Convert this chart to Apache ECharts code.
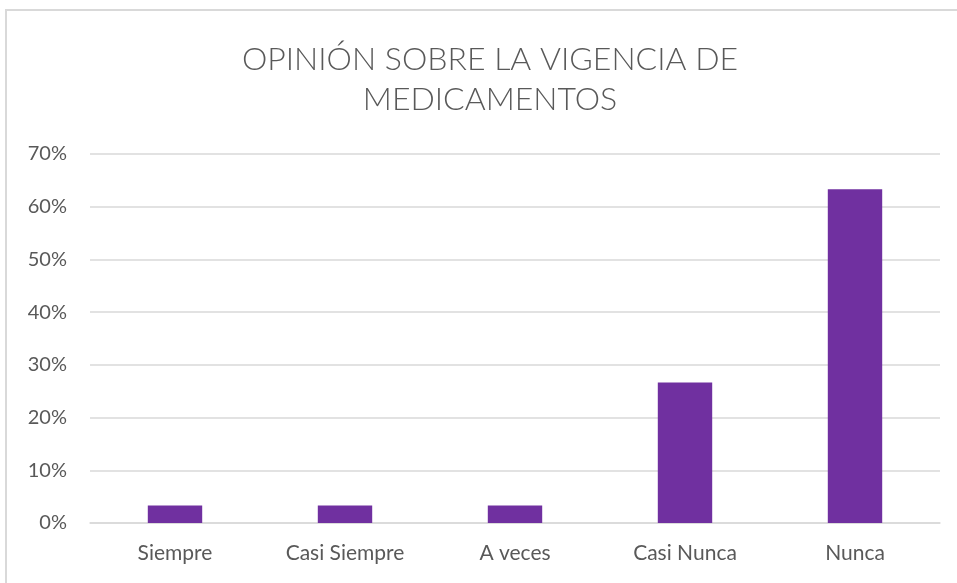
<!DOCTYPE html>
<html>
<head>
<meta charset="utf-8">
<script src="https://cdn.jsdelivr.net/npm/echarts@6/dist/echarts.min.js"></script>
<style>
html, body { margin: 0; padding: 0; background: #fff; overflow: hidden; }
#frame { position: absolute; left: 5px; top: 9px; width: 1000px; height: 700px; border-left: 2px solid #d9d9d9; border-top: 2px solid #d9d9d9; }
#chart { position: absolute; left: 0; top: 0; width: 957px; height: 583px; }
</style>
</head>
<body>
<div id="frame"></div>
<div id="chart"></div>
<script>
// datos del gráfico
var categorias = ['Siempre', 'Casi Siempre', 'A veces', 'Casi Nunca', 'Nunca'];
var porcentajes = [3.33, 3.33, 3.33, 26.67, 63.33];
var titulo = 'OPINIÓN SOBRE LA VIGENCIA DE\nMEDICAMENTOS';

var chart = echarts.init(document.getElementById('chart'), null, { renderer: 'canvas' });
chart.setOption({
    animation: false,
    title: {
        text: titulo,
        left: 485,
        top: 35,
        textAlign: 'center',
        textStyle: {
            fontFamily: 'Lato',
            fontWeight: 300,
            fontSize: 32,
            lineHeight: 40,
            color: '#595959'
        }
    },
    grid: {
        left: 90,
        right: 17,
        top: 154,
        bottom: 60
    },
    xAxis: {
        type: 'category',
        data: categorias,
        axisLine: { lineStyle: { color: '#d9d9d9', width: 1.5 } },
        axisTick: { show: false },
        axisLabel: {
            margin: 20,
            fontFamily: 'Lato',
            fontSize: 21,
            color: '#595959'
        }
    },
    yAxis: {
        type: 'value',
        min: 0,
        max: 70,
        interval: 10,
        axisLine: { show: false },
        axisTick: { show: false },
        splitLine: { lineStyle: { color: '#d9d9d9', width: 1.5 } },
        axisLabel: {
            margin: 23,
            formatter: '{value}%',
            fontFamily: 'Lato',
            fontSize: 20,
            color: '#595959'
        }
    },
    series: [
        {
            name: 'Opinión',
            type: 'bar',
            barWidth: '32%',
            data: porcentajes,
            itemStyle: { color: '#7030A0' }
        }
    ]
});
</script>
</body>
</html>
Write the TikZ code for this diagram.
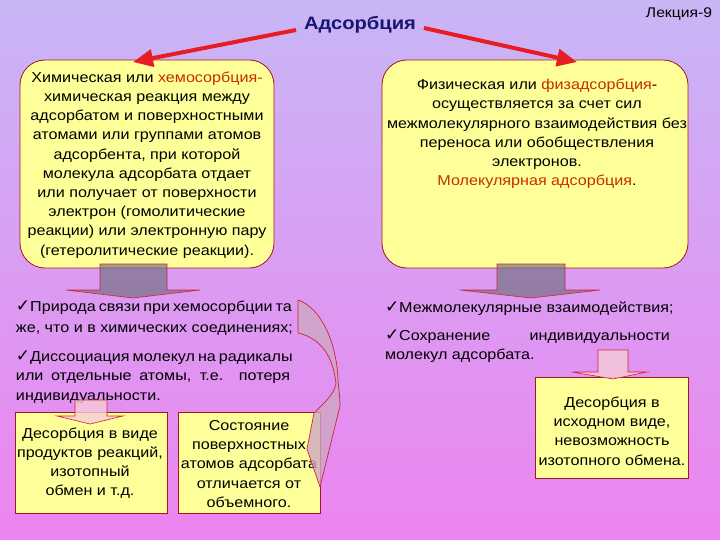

____

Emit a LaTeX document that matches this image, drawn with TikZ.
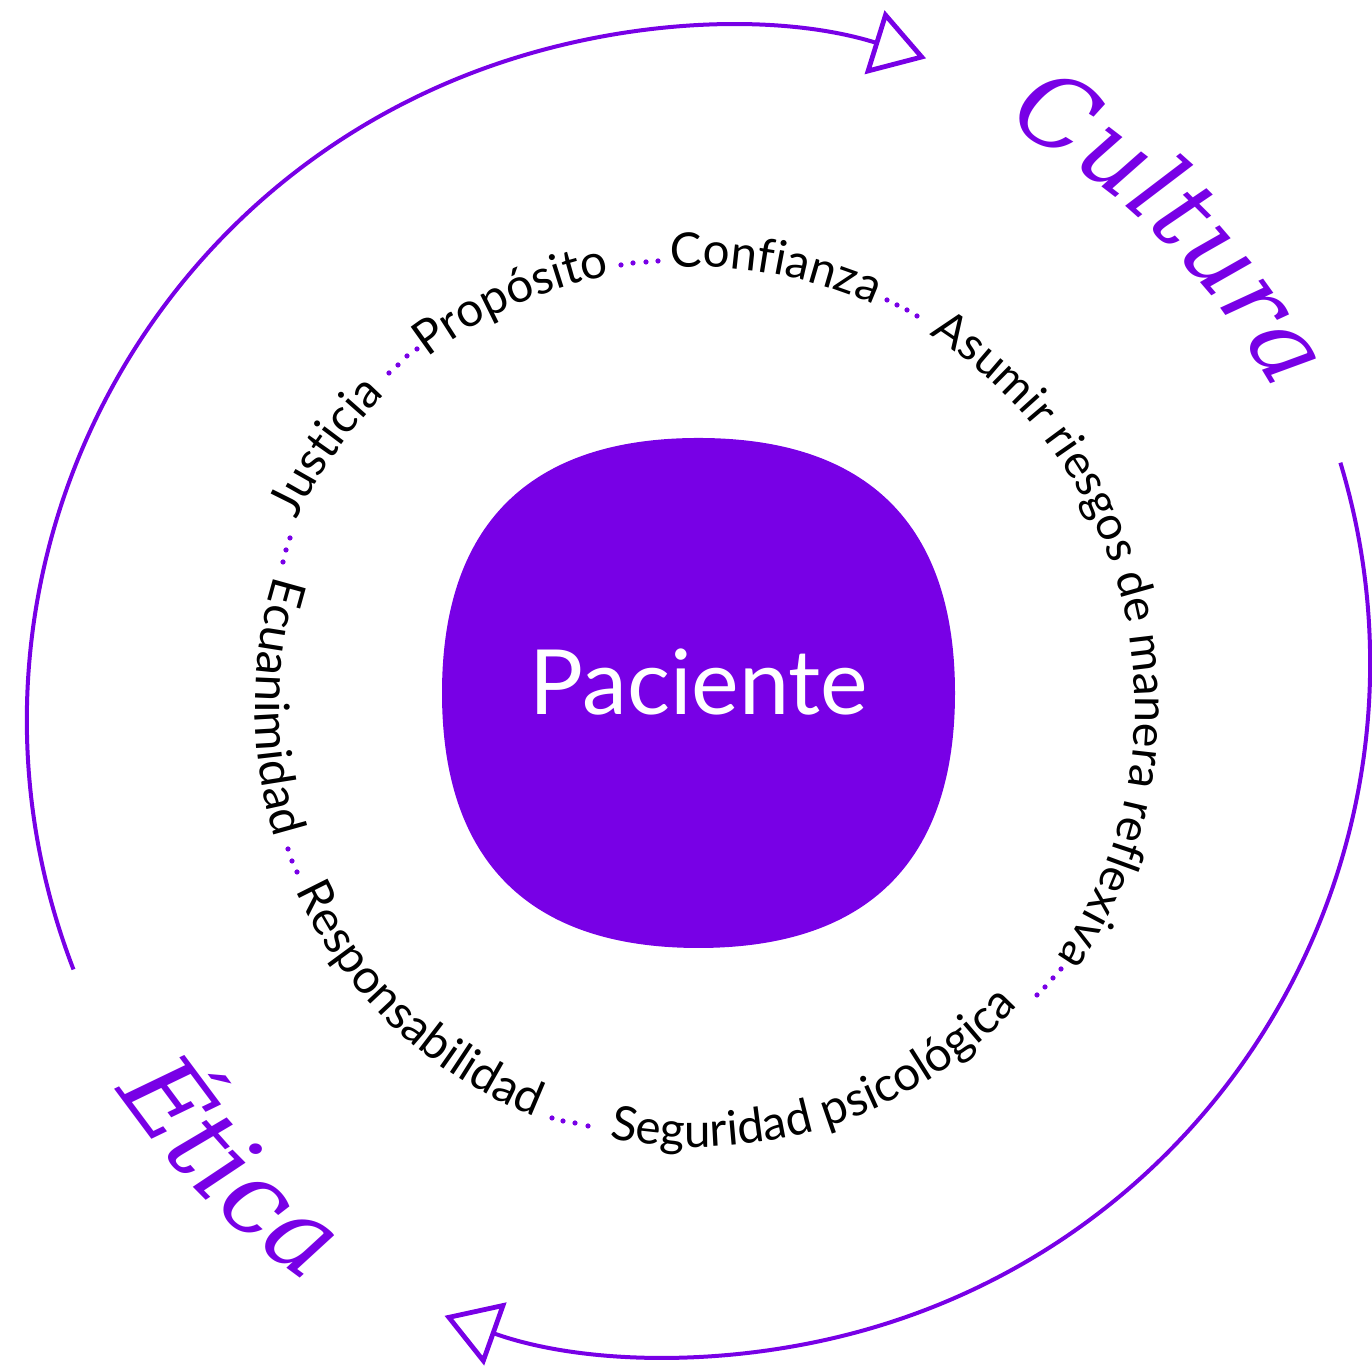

____

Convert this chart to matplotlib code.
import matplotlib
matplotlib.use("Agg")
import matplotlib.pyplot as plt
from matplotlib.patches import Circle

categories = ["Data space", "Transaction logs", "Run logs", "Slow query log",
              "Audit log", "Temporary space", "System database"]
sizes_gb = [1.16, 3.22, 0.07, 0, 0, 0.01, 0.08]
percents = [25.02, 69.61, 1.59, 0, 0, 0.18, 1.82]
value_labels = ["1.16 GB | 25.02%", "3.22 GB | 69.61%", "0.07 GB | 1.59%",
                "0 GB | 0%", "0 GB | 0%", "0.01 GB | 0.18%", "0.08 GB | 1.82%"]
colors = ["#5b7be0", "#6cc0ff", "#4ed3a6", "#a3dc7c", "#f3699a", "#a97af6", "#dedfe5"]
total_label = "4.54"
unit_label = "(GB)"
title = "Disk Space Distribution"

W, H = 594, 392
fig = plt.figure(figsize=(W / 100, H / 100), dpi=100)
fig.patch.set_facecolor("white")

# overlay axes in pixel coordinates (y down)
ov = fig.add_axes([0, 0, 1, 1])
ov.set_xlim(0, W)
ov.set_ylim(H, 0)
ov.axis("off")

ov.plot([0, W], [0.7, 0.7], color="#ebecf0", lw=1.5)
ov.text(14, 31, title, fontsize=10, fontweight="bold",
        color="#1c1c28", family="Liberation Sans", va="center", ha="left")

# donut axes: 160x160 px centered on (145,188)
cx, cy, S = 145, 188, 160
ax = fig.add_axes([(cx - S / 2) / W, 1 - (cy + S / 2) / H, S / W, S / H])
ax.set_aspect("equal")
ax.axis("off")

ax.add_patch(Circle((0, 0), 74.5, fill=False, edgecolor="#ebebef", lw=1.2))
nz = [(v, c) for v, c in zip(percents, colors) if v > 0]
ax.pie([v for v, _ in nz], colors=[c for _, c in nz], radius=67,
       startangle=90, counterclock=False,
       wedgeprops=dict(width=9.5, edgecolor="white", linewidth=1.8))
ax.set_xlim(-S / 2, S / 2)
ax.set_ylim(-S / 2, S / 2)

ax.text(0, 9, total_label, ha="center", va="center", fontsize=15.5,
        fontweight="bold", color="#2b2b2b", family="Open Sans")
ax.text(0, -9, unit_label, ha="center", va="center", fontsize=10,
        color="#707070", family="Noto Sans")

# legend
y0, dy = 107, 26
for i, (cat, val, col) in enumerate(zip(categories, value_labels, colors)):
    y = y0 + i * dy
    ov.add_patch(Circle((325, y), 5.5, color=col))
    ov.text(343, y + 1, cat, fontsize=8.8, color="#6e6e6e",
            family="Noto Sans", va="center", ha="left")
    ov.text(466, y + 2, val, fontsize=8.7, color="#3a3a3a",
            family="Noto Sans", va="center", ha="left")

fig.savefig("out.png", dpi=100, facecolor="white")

____

- [Instructions to follow]
From the listing, copy each line containing the word "code".

- [Solution to this task]
Convert this chart to Apache ECharts code.
Write the TikZ code for this diagram.
Convert this chart to matplotlib code.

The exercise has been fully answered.